On this basis, he argues that the question of whether a person is conscious is always a moral question before it is a question of our justification to believe. If we raise the question of whether a person has a mind, then we call our relation to that person into question. When we are looking at an electronic reading of a brain’s neuronal activity or a set of data about someone’s behaviour then it is easy to think of the person in an ‘object’ like way. But if we are personally interacting with others then most of the time, our experience of each other simply rules out the possibility of asking the question.
Much of the discourse from those involved in the study of human behaviour tends to imply a theory of our inner life but it is often not made explicit. In a way this is understandable, it is a tricky topic that can occupy huge amounts of deliberation – it is easier to make some working assumptions (such as 95% of our behaviour is non-conscious) and move on.

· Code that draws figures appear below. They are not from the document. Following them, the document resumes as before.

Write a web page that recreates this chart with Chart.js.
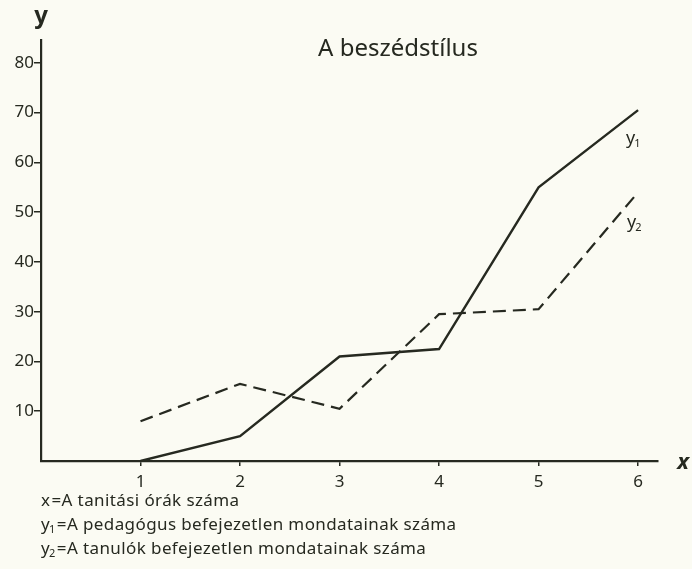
<!DOCTYPE html>
<html lang="hu">
<head>
<meta charset="UTF-8">
<title>A beszédstílus</title>
<style>
  html, body { margin: 0; padding: 0; background: #fbfbf3; }
  .wrap { width: 692px; height: 569px; }
</style>
</head>
<body>
<div class="wrap"><canvas id="chart" width="692" height="569"></canvas></div>

<script src="https://cdn.jsdelivr.net/npm/chart.js"></script>
<script>
  // data
  const xValues = [1, 2, 3, 4, 5, 6];
  const y1Values = [0, 5, 21, 22.5, 55, 70.5];
  const y2Values = [8, 15.5, 10.5, 29.5, 30.5, 54];
  const yTicks = [10, 20, 30, 40, 50, 60, 70, 80];
  const xTicks = [1, 2, 3, 4, 5, 6];

  const titleText = 'A beszédstílus';
  const legendLines = [
    ['x', '', '=A tanitási órák száma'],
    ['y', '1', '=A pedagógus befejezetlen mondatainak száma'],
    ['y', '2', '=A tanulók befejezetlen mondatainak száma']
  ];

  const ink = '#262920';
  const fontName = '"Noto Sans", sans-serif';

  const points = (ys) => xValues.map((x, i) => ({ x: x, y: ys[i] }));

  // writes "y" with a small index, returns end x
  function subText(ctx, base, idx, x, y, size) {
    ctx.font = size + 'px ' + fontName;
    ctx.fillText(base, x, y);
    let w = ctx.measureText(base).width;
    if (idx) {
      ctx.font = Math.round(size * 0.62) + 'px ' + fontName;
      ctx.fillText(idx, x + w - 1, y + size * 0.27);
      w += ctx.measureText(idx).width - 1;
    }
    return x + w;
  }

  const extras = {
    id: 'extras',
    afterDraw(chart) {
      const ctx = chart.ctx;
      const xs = chart.scales.x, ys = chart.scales.y;
      ctx.save();
      ctx.fillStyle = ink;
      ctx.textBaseline = 'middle';

      // axis names
      ctx.font = 'bold 24px ' + fontName;
      ctx.textAlign = 'center';
      ctx.fillText('y', 41, 16);
      ctx.font = 'italic bold 22px ' + fontName;
      ctx.fillText('x', 683, 463);

      // title
      ctx.font = '24px ' + fontName;
      ctx.fillText(titleText, 398, 49);

      // series labels beside the line ends
      ctx.textAlign = 'left';
      const last = xValues.length - 1;
      const px = xs.getPixelForValue(xValues[last]);
      subText(ctx, 'y', '1', px - 12, ys.getPixelForValue(y1Values[last]) + 29, 18);
      subText(ctx, 'y', '2', px - 11, ys.getPixelForValue(y2Values[last]) + 31, 18);

      // explanation lines under the axis
      ctx.letterSpacing = '0.4px';
      legendLines.forEach((l, i) => {
        const ly = 501 + i * 24;
        const end = subText(ctx, l[0], l[1], 41, ly, 17);
        ctx.font = '17px ' + fontName;
        ctx.fillText(l[2], end + 1, ly);
      });
      ctx.restore();
    }
  };

  new Chart(document.getElementById('chart'), {
    type: 'line',
    data: {
      datasets: [{
        label: 'y1',
        data: points(y1Values),
        borderColor: ink,
        borderWidth: 2.4,
        pointRadius: 0,
        tension: 0
      }, {
        label: 'y2',
        data: points(y2Values),
        borderColor: ink,
        borderWidth: 2.2,
        borderDash: [13, 7],
        pointRadius: 0,
        tension: 0
      }]
    },
    options: {
      responsive: false,
      animation: false,
      layout: { padding: { left: 0, right: 34, top: 40, bottom: 0 } },
      plugins: { legend: { display: false }, tooltip: { enabled: false } },
      scales: {
        x: {
          type: 'linear',
          min: 0,
          max: 6.2,
          afterBuildTicks: (s) => { s.ticks = xTicks.map(v => ({ value: v })); },
          afterFit: (s) => { s.height = 108; },
          grid: { drawOnChartArea: false, tickLength: 5, color: ink, lineWidth: 1.5 },
          border: { color: ink, width: 2.2 },
          ticks: { color: ink, font: { family: fontName, size: 17 }, padding: 6, maxRotation: 0 }
        },
        y: {
          min: 0,
          max: 84.6,
          afterBuildTicks: (s) => { s.ticks = yTicks.map(v => ({ value: v })); },
          afterFit: (s) => { s.width = 41; },
          grid: { drawOnChartArea: false, tickLength: 7, color: ink, lineWidth: 1.5 },
          border: { color: ink, width: 2.2 },
          ticks: { color: ink, font: { family: fontName, size: 17 }, padding: 0 }
        }
      }
    },
    plugins: [extras]
  });
</script>
</body>
</html>
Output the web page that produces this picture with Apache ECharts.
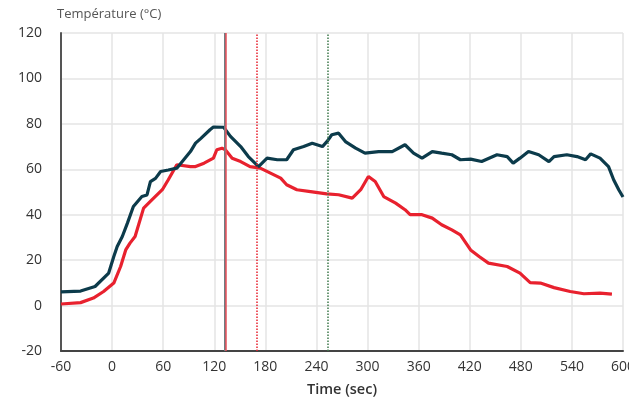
<!DOCTYPE html>
<html>
<head>
<meta charset="utf-8">
<script src="https://cdn.jsdelivr.net/npm/echarts@6/dist/echarts.min.js"></script>
<style>
html,body{margin:0;padding:0;background:#fff;}
#chart{width:629px;height:400px;}
</style>
</head>
<body>
<div id="chart"></div>
<script>
// Series 1 (dark teal)
const timeDark = [-60,-37,-20,-4,2,6,12,18,25,35,41,45,51,57,66,76,92,98,104,115,119,131,139,151,160,172,182,194,205,213,225,235,247,253,258,266,274,286,297,313,329,344,354,364,376,387,399,409,421,434,452,464,471,479,489,501,513,519,534,546,556,562,573,583,589,595,600];
const tempDark = [6.0,6.4,8.4,14.3,21.6,26,30.4,36.3,43.6,48,48.7,54.6,56,59,59.7,60.5,67.8,71.5,73.5,77.4,78.6,78.5,74.5,70,65.6,61.2,64.9,64.2,64.2,68.6,70,71.5,70,72.5,75.2,75.9,72.2,69.3,67.1,67.8,67.8,70.8,67.1,64.9,67.8,67.1,66.4,64.2,64.5,63.4,66.4,65.6,62.7,64.9,67.8,66.4,63.4,65.6,66.4,65.6,64.2,66.8,64.9,61.2,55.4,51,47.8];
// Series 2 (red)
const timeRed = [-60,-37,-22,-10,2,10,16,21,27,37,47,59,66,76,92,98,108,119,123,129,133,141,151,162,174,186,198,205,217,233,252,266,282,292,301,309,319,333,344,350,364,376,387,399,409,413,421,431,442,464,479,491,503,519,538,554,573,587];
const tempRed = [0.7,1.3,3.3,6.2,9.9,17.2,24.5,27.5,30.4,42.9,46.6,51,55.4,62,61.2,61.2,62.7,64.9,68.6,69.3,68.6,64.9,63.4,61.2,60.5,58.3,56.1,53.2,51,50.2,49.2,48.8,47.3,51,56.8,54.6,48,45.1,42.2,40,40,38.5,35.6,33.3,31.1,28.9,24.5,21.6,18.7,17.2,14.3,10.1,9.9,7.9,6.2,5.2,5.5,5.0];
// Vertical event markers (time in sec)
const markerTimes = [132, 134, 170, 253];
// Axis labels
const xAxisTitle = 'Time (sec)';
const yAxisTitle = 'Température (°C)';

const pair = (xs, ys) => xs.map((x, i) => [x, ys[i]]);
const markerStyles = [
  {color:'#6f7c82', width:2, type:'solid'},
  {color:'#e8505a', width:1.5, type:'solid'},
  {color:'#e8212e', width:1.5, type:'dotted'},
  {color:'#3f7a4c', width:1.5, type:'dotted'}
];

const chart = echarts.init(document.getElementById('chart'));
const font = '"Open Sans", "Noto Sans", sans-serif';
chart.setOption({
  animation:false,
  textStyle:{fontFamily:font},
  grid:{left:61, right:6, top:33, bottom:49, containLabel:false, outerBoundsMode:'none'},
  xAxis:{
    type:'value', min:-60, max:600, interval:60,
    name:xAxisTitle, nameLocation:'middle', nameGap:31,
    nameTextStyle:{fontFamily:font, fontSize:14.5, fontWeight:600, color:'#333'},
    axisLine:{show:true, onZero:false, lineStyle:{color:'#444', width:2}},
    axisTick:{show:false},
    axisLabel:{fontFamily:font, fontSize:14, color:'#333', margin:9},
    splitLine:{show:true, lineStyle:{color:'#e4e4e4', width:1.5}}
  },
  yAxis:{
    type:'value', min:-20, max:120, interval:20,
    name:yAxisTitle, nameLocation:'end', nameGap:12,
    nameTextStyle:{fontFamily:font, fontSize:13, color:'#555', align:'left', padding:[0,0,0,-4]},
    axisLine:{show:true, onZero:false, lineStyle:{color:'#555', width:2}},
    axisTick:{show:false},
    axisLabel:{fontFamily:font, fontSize:14, color:'#333', margin:19},
    splitLine:{show:true, lineStyle:{color:'#e4e4e4', width:1.5}}
  },
  series:[
    {
      type:'line', data:pair(timeRed, tempRed), symbol:'none',
      lineStyle:{color:'#e8212e', width:3.2}, z:3,
      markLine:{
        silent:true, symbol:['none','none'], label:{show:false},
        data:markerTimes.map((t,i)=>({xAxis:t, lineStyle:markerStyles[i]}))
      }
    },
    {
      type:'line', data:pair(timeDark, tempDark), symbol:'none',
      lineStyle:{color:'#0c3b4b', width:3.2}, z:4
    }
  ]
});
</script>
</body>
</html>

There certainly is a case to be made that we behave in a way that is not necessarily always driven by conscious thought. However, to move from this to a position that suggests we have little or even no conscious thought is clearly open to serious question. And although this paper does not offer any specific answers, there is surely a case for making explicit our assumptions about our inner lives and considering alternative perspectives, not least given the huge investments that hang off this simple yet critically important belief.